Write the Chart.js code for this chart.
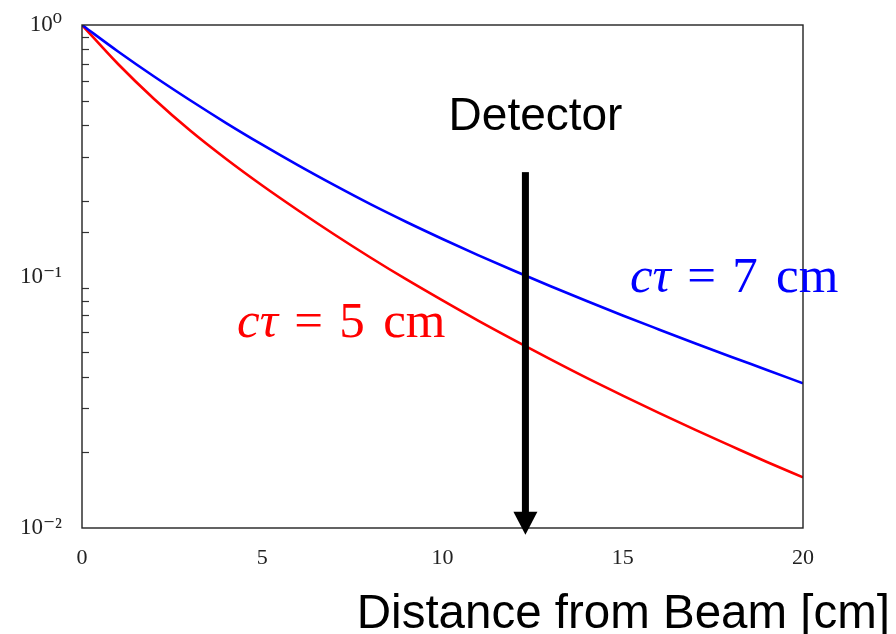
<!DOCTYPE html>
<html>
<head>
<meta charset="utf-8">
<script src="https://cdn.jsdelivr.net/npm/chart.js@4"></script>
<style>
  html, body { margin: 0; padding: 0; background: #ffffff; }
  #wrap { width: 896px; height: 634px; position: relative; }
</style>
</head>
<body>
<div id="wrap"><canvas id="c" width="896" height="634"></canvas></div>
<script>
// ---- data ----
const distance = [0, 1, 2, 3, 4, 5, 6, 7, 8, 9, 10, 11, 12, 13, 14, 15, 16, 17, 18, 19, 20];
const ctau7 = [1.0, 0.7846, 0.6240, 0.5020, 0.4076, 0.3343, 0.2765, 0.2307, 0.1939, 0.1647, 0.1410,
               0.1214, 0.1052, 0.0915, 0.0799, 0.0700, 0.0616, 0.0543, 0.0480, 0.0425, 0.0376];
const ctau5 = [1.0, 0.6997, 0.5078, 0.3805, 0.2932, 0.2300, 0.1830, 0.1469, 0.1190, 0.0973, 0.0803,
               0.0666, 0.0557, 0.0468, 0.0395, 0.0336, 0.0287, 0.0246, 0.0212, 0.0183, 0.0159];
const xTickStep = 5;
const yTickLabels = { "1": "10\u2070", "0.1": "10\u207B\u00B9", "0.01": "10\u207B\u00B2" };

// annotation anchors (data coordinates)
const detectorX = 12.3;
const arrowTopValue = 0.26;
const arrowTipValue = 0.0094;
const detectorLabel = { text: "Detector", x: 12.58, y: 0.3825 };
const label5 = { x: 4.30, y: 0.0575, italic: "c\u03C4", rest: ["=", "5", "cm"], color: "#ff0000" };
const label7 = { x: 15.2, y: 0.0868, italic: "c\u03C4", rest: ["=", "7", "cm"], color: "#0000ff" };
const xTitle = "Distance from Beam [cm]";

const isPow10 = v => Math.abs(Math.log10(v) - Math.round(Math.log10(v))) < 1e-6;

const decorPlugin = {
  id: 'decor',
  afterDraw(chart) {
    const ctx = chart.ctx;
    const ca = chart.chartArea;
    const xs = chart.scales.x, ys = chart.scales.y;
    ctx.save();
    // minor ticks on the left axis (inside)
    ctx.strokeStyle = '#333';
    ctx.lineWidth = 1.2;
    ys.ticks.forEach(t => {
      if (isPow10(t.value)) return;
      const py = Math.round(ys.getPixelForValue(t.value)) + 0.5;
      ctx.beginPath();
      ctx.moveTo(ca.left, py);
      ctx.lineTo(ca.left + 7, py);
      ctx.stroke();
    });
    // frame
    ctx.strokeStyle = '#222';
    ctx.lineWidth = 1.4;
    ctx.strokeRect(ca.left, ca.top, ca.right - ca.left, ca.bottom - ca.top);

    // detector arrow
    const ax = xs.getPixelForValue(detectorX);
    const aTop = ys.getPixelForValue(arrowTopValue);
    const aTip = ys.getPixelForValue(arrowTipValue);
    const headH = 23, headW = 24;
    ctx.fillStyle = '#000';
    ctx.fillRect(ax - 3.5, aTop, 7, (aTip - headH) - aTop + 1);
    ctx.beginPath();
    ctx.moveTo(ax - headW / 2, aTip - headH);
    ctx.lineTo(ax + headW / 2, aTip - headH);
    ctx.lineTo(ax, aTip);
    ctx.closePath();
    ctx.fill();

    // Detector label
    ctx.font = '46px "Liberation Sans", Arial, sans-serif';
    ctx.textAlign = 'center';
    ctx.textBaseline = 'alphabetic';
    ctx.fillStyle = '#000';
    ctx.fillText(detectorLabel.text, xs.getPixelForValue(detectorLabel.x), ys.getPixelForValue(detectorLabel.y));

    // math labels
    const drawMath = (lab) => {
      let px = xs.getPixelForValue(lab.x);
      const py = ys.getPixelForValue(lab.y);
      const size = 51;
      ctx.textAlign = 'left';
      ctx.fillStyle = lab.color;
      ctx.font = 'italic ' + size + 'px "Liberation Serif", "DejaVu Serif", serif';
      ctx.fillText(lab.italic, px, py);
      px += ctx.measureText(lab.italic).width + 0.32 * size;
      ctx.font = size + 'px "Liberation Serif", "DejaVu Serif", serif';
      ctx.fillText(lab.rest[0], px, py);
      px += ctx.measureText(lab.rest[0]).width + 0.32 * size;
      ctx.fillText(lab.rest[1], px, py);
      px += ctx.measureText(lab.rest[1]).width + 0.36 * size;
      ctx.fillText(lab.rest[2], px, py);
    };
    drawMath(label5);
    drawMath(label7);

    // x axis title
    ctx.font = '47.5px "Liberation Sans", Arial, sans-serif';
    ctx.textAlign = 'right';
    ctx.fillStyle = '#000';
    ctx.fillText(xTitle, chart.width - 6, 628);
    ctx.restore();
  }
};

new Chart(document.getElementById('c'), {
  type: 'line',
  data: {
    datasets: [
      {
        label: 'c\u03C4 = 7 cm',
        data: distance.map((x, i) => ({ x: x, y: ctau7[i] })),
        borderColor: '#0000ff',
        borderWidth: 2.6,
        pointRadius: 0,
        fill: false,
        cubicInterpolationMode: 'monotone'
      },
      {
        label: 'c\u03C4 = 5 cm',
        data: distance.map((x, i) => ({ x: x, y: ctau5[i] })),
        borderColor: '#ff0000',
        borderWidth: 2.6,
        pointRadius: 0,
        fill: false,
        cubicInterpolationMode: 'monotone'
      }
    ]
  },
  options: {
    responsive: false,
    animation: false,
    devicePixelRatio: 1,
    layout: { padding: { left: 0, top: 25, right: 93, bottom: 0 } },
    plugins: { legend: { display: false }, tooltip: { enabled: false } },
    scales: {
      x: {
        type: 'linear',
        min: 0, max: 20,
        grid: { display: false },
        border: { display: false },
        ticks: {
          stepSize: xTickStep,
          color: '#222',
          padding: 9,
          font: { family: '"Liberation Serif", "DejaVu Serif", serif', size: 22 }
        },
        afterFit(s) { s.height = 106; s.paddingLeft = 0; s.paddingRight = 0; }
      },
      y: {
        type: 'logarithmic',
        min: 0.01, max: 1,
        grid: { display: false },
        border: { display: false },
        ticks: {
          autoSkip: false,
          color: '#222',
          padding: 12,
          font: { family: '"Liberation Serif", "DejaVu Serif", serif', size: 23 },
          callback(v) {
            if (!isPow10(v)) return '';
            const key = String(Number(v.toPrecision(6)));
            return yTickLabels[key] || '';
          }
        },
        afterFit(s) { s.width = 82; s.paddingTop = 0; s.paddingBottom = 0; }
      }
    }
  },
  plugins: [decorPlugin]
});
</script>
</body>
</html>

——————————

Transcribe all the lines above exactly, apart from the pictures.

Final result =
Write the Chart.js code for this chart.
<!DOCTYPE html>
<html>
<head>
<meta charset="utf-8">
<script src="https://cdn.jsdelivr.net/npm/chart.js@4"></script>
<style>
  html, body { margin: 0; padding: 0; background: #ffffff; }
  #wrap { width: 896px; height: 634px; position: relative; }
</style>
</head>
<body>
<div id="wrap"><canvas id="c" width="896" height="634"></canvas></div>
<script>
// ---- data ----
const distance = [0, 1, 2, 3, 4, 5, 6, 7, 8, 9, 10, 11, 12, 13, 14, 15, 16, 17, 18, 19, 20];
const ctau7 = [1.0, 0.7846, 0.6240, 0.5020, 0.4076, 0.3343, 0.2765, 0.2307, 0.1939, 0.1647, 0.1410,
               0.1214, 0.1052, 0.0915, 0.0799, 0.0700, 0.0616, 0.0543, 0.0480, 0.0425, 0.0376];
const ctau5 = [1.0, 0.6997, 0.5078, 0.3805, 0.2932, 0.2300, 0.1830, 0.1469, 0.1190, 0.0973, 0.0803,
               0.0666, 0.0557, 0.0468, 0.0395, 0.0336, 0.0287, 0.0246, 0.0212, 0.0183, 0.0159];
const xTickStep = 5;
const yTickLabels = { "1": "10\u2070", "0.1": "10\u207B\u00B9", "0.01": "10\u207B\u00B2" };

// annotation anchors (data coordinates)
const detectorX = 12.3;
const arrowTopValue = 0.26;
const arrowTipValue = 0.0094;
const detectorLabel = { text: "Detector", x: 12.58, y: 0.3825 };
const label5 = { x: 4.30, y: 0.0575, italic: "c\u03C4", rest: ["=", "5", "cm"], color: "#ff0000" };
const label7 = { x: 15.2, y: 0.0868, italic: "c\u03C4", rest: ["=", "7", "cm"], color: "#0000ff" };
const xTitle = "Distance from Beam [cm]";

const isPow10 = v => Math.abs(Math.log10(v) - Math.round(Math.log10(v))) < 1e-6;

const decorPlugin = {
  id: 'decor',
  afterDraw(chart) {
    const ctx = chart.ctx;
    const ca = chart.chartArea;
    const xs = chart.scales.x, ys = chart.scales.y;
    ctx.save();
    // minor ticks on the left axis (inside)
    ctx.strokeStyle = '#333';
    ctx.lineWidth = 1.2;
    ys.ticks.forEach(t => {
      if (isPow10(t.value)) return;
      const py = Math.round(ys.getPixelForValue(t.value)) + 0.5;
      ctx.beginPath();
      ctx.moveTo(ca.left, py);
      ctx.lineTo(ca.left + 7, py);
      ctx.stroke();
    });
    // frame
    ctx.strokeStyle = '#222';
    ctx.lineWidth = 1.4;
    ctx.strokeRect(ca.left, ca.top, ca.right - ca.left, ca.bottom - ca.top);

    // detector arrow
    const ax = xs.getPixelForValue(detectorX);
    const aTop = ys.getPixelForValue(arrowTopValue);
    const aTip = ys.getPixelForValue(arrowTipValue);
    const headH = 23, headW = 24;
    ctx.fillStyle = '#000';
    ctx.fillRect(ax - 3.5, aTop, 7, (aTip - headH) - aTop + 1);
    ctx.beginPath();
    ctx.moveTo(ax - headW / 2, aTip - headH);
    ctx.lineTo(ax + headW / 2, aTip - headH);
    ctx.lineTo(ax, aTip);
    ctx.closePath();
    ctx.fill();

    // Detector label
    ctx.font = '46px "Liberation Sans", Arial, sans-serif';
    ctx.textAlign = 'center';
    ctx.textBaseline = 'alphabetic';
    ctx.fillStyle = '#000';
    ctx.fillText(detectorLabel.text, xs.getPixelForValue(detectorLabel.x), ys.getPixelForValue(detectorLabel.y));

    // math labels
    const drawMath = (lab) => {
      let px = xs.getPixelForValue(lab.x);
      const py = ys.getPixelForValue(lab.y);
      const size = 51;
      ctx.textAlign = 'left';
      ctx.fillStyle = lab.color;
      ctx.font = 'italic ' + size + 'px "Liberation Serif", "DejaVu Serif", serif';
      ctx.fillText(lab.italic, px, py);
      px += ctx.measureText(lab.italic).width + 0.32 * size;
      ctx.font = size + 'px "Liberation Serif", "DejaVu Serif", serif';
      ctx.fillText(lab.rest[0], px, py);
      px += ctx.measureText(lab.rest[0]).width + 0.32 * size;
      ctx.fillText(lab.rest[1], px, py);
      px += ctx.measureText(lab.rest[1]).width + 0.36 * size;
      ctx.fillText(lab.rest[2], px, py);
    };
    drawMath(label5);
    drawMath(label7);

    // x axis title
    ctx.font = '47.5px "Liberation Sans", Arial, sans-serif';
    ctx.textAlign = 'right';
    ctx.fillStyle = '#000';
    ctx.fillText(xTitle, chart.width - 6, 628);
    ctx.restore();
  }
};

new Chart(document.getElementById('c'), {
  type: 'line',
  data: {
    datasets: [
      {
        label: 'c\u03C4 = 7 cm',
        data: distance.map((x, i) => ({ x: x, y: ctau7[i] })),
        borderColor: '#0000ff',
        borderWidth: 2.6,
        pointRadius: 0,
        fill: false,
        cubicInterpolationMode: 'monotone'
      },
      {
        label: 'c\u03C4 = 5 cm',
        data: distance.map((x, i) => ({ x: x, y: ctau5[i] })),
        borderColor: '#ff0000',
        borderWidth: 2.6,
        pointRadius: 0,
        fill: false,
        cubicInterpolationMode: 'monotone'
      }
    ]
  },
  options: {
    responsive: false,
    animation: false,
    devicePixelRatio: 1,
    layout: { padding: { left: 0, top: 25, right: 93, bottom: 0 } },
    plugins: { legend: { display: false }, tooltip: { enabled: false } },
    scales: {
      x: {
        type: 'linear',
        min: 0, max: 20,
        grid: { display: false },
        border: { display: false },
        ticks: {
          stepSize: xTickStep,
          color: '#222',
          padding: 9,
          font: { family: '"Liberation Serif", "DejaVu Serif", serif', size: 22 }
        },
        afterFit(s) { s.height = 106; s.paddingLeft = 0; s.paddingRight = 0; }
      },
      y: {
        type: 'logarithmic',
        min: 0.01, max: 1,
        grid: { display: false },
        border: { display: false },
        ticks: {
          autoSkip: false,
          color: '#222',
          padding: 12,
          font: { family: '"Liberation Serif", "DejaVu Serif", serif', size: 23 },
          callback(v) {
            if (!isPow10(v)) return '';
            const key = String(Number(v.toPrecision(6)));
            return yTickLabels[key] || '';
          }
        },
        afterFit(s) { s.width = 82; s.paddingTop = 0; s.paddingBottom = 0; }
      }
    }
  },
  plugins: [decorPlugin]
});
</script>
</body>
</html>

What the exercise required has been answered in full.